> _Stated task_: Quote the listing in full, exactly as given, minus any pictures.
= = = = =
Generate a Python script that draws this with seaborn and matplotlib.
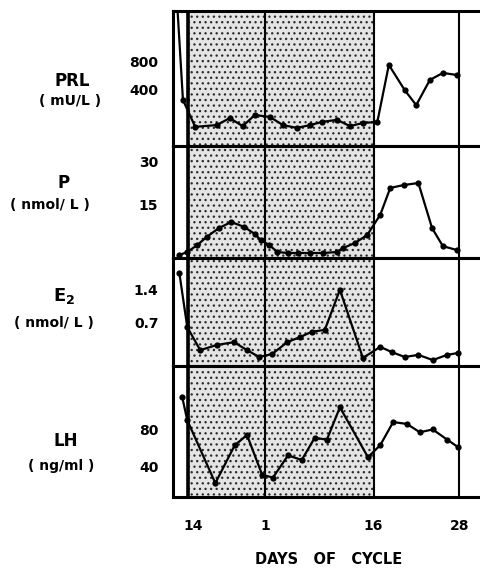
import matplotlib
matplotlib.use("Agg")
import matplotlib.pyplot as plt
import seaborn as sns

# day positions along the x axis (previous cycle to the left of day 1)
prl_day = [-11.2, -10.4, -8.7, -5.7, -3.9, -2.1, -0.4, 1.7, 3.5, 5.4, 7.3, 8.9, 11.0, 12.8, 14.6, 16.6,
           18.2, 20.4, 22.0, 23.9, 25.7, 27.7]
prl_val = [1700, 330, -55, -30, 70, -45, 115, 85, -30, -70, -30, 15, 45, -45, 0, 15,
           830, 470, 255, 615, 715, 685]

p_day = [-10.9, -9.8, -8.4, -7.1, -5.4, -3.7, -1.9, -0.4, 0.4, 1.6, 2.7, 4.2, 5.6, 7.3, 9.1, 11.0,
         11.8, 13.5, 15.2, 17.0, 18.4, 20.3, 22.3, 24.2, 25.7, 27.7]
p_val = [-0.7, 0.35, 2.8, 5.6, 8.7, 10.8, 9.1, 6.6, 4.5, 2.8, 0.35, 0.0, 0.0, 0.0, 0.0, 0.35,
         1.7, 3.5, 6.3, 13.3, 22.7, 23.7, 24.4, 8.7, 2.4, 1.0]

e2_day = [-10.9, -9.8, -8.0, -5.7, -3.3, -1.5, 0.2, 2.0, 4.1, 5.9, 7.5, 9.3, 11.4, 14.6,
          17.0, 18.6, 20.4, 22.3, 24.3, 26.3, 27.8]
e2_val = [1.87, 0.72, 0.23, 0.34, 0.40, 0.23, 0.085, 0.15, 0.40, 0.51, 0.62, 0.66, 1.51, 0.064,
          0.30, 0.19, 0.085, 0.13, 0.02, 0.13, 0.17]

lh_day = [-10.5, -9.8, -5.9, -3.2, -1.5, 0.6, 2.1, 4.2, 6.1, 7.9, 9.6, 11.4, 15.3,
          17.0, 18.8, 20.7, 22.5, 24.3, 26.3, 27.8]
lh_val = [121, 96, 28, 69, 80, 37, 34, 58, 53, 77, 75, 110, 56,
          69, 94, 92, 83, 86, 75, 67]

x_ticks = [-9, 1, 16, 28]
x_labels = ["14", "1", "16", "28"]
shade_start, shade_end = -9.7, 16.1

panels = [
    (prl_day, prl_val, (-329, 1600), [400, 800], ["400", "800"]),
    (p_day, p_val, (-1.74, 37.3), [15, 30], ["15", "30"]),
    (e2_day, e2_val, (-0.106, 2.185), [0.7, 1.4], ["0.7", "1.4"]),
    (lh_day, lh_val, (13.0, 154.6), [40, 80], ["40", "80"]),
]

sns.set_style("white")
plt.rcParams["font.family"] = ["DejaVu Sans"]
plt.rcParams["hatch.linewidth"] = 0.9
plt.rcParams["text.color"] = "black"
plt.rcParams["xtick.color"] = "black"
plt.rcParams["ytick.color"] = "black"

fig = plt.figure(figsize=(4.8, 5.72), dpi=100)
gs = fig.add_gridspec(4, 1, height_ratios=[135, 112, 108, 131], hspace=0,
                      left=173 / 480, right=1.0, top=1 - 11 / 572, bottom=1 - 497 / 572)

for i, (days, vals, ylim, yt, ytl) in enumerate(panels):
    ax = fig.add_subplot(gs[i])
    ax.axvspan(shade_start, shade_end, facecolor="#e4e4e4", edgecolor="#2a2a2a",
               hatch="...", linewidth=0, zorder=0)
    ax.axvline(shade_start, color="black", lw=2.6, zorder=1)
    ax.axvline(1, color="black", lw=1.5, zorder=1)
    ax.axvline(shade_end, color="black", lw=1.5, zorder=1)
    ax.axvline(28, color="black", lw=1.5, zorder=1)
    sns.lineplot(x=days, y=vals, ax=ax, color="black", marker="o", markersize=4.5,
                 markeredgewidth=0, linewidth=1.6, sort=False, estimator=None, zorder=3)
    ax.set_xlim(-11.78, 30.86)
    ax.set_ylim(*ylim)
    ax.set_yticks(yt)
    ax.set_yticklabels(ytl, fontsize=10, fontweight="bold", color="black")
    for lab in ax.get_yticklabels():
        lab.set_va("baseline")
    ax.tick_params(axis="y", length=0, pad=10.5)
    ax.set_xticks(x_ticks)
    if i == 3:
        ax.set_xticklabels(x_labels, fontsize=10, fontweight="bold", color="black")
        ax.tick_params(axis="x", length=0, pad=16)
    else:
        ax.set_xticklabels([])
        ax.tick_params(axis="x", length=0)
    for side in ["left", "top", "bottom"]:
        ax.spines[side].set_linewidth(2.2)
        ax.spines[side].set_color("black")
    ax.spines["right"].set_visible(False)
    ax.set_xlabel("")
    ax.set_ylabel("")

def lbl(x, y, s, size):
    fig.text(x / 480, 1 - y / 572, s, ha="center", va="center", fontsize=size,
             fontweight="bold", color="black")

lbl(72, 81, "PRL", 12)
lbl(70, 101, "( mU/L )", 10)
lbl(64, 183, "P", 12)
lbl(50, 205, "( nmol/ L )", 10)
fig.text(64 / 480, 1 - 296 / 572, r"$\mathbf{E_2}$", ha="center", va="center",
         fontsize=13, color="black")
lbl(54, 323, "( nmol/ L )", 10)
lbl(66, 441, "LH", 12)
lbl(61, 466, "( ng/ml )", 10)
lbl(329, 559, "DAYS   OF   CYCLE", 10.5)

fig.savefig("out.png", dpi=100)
= = = = =
> _In response_:
Generate a Python script that draws this with seaborn and matplotlib.
import matplotlib
matplotlib.use("Agg")
import matplotlib.pyplot as plt
import seaborn as sns

# day positions along the x axis (previous cycle to the left of day 1)
prl_day = [-11.2, -10.4, -8.7, -5.7, -3.9, -2.1, -0.4, 1.7, 3.5, 5.4, 7.3, 8.9, 11.0, 12.8, 14.6, 16.6,
           18.2, 20.4, 22.0, 23.9, 25.7, 27.7]
prl_val = [1700, 330, -55, -30, 70, -45, 115, 85, -30, -70, -30, 15, 45, -45, 0, 15,
           830, 470, 255, 615, 715, 685]

p_day = [-10.9, -9.8, -8.4, -7.1, -5.4, -3.7, -1.9, -0.4, 0.4, 1.6, 2.7, 4.2, 5.6, 7.3, 9.1, 11.0,
         11.8, 13.5, 15.2, 17.0, 18.4, 20.3, 22.3, 24.2, 25.7, 27.7]
p_val = [-0.7, 0.35, 2.8, 5.6, 8.7, 10.8, 9.1, 6.6, 4.5, 2.8, 0.35, 0.0, 0.0, 0.0, 0.0, 0.35,
         1.7, 3.5, 6.3, 13.3, 22.7, 23.7, 24.4, 8.7, 2.4, 1.0]

e2_day = [-10.9, -9.8, -8.0, -5.7, -3.3, -1.5, 0.2, 2.0, 4.1, 5.9, 7.5, 9.3, 11.4, 14.6,
          17.0, 18.6, 20.4, 22.3, 24.3, 26.3, 27.8]
e2_val = [1.87, 0.72, 0.23, 0.34, 0.40, 0.23, 0.085, 0.15, 0.40, 0.51, 0.62, 0.66, 1.51, 0.064,
          0.30, 0.19, 0.085, 0.13, 0.02, 0.13, 0.17]

lh_day = [-10.5, -9.8, -5.9, -3.2, -1.5, 0.6, 2.1, 4.2, 6.1, 7.9, 9.6, 11.4, 15.3,
          17.0, 18.8, 20.7, 22.5, 24.3, 26.3, 27.8]
lh_val = [121, 96, 28, 69, 80, 37, 34, 58, 53, 77, 75, 110, 56,
          69, 94, 92, 83, 86, 75, 67]

x_ticks = [-9, 1, 16, 28]
x_labels = ["14", "1", "16", "28"]
shade_start, shade_end = -9.7, 16.1

panels = [
    (prl_day, prl_val, (-329, 1600), [400, 800], ["400", "800"]),
    (p_day, p_val, (-1.74, 37.3), [15, 30], ["15", "30"]),
    (e2_day, e2_val, (-0.106, 2.185), [0.7, 1.4], ["0.7", "1.4"]),
    (lh_day, lh_val, (13.0, 154.6), [40, 80], ["40", "80"]),
]

sns.set_style("white")
plt.rcParams["font.family"] = ["DejaVu Sans"]
plt.rcParams["hatch.linewidth"] = 0.9
plt.rcParams["text.color"] = "black"
plt.rcParams["xtick.color"] = "black"
plt.rcParams["ytick.color"] = "black"

fig = plt.figure(figsize=(4.8, 5.72), dpi=100)
gs = fig.add_gridspec(4, 1, height_ratios=[135, 112, 108, 131], hspace=0,
                      left=173 / 480, right=1.0, top=1 - 11 / 572, bottom=1 - 497 / 572)

for i, (days, vals, ylim, yt, ytl) in enumerate(panels):
    ax = fig.add_subplot(gs[i])
    ax.axvspan(shade_start, shade_end, facecolor="#e4e4e4", edgecolor="#2a2a2a",
               hatch="...", linewidth=0, zorder=0)
    ax.axvline(shade_start, color="black", lw=2.6, zorder=1)
    ax.axvline(1, color="black", lw=1.5, zorder=1)
    ax.axvline(shade_end, color="black", lw=1.5, zorder=1)
    ax.axvline(28, color="black", lw=1.5, zorder=1)
    sns.lineplot(x=days, y=vals, ax=ax, color="black", marker="o", markersize=4.5,
                 markeredgewidth=0, linewidth=1.6, sort=False, estimator=None, zorder=3)
    ax.set_xlim(-11.78, 30.86)
    ax.set_ylim(*ylim)
    ax.set_yticks(yt)
    ax.set_yticklabels(ytl, fontsize=10, fontweight="bold", color="black")
    for lab in ax.get_yticklabels():
        lab.set_va("baseline")
    ax.tick_params(axis="y", length=0, pad=10.5)
    ax.set_xticks(x_ticks)
    if i == 3:
        ax.set_xticklabels(x_labels, fontsize=10, fontweight="bold", color="black")
        ax.tick_params(axis="x", length=0, pad=16)
    else:
        ax.set_xticklabels([])
        ax.tick_params(axis="x", length=0)
    for side in ["left", "top", "bottom"]:
        ax.spines[side].set_linewidth(2.2)
        ax.spines[side].set_color("black")
    ax.spines["right"].set_visible(False)
    ax.set_xlabel("")
    ax.set_ylabel("")

def lbl(x, y, s, size):
    fig.text(x / 480, 1 - y / 572, s, ha="center", va="center", fontsize=size,
             fontweight="bold", color="black")

lbl(72, 81, "PRL", 12)
lbl(70, 101, "( mU/L )", 10)
lbl(64, 183, "P", 12)
lbl(50, 205, "( nmol/ L )", 10)
fig.text(64 / 480, 1 - 296 / 572, r"$\mathbf{E_2}$", ha="center", va="center",
         fontsize=13, color="black")
lbl(54, 323, "( nmol/ L )", 10)
lbl(66, 441, "LH", 12)
lbl(61, 466, "( ng/ml )", 10)
lbl(329, 559, "DAYS   OF   CYCLE", 10.5)

fig.savefig("out.png", dpi=100)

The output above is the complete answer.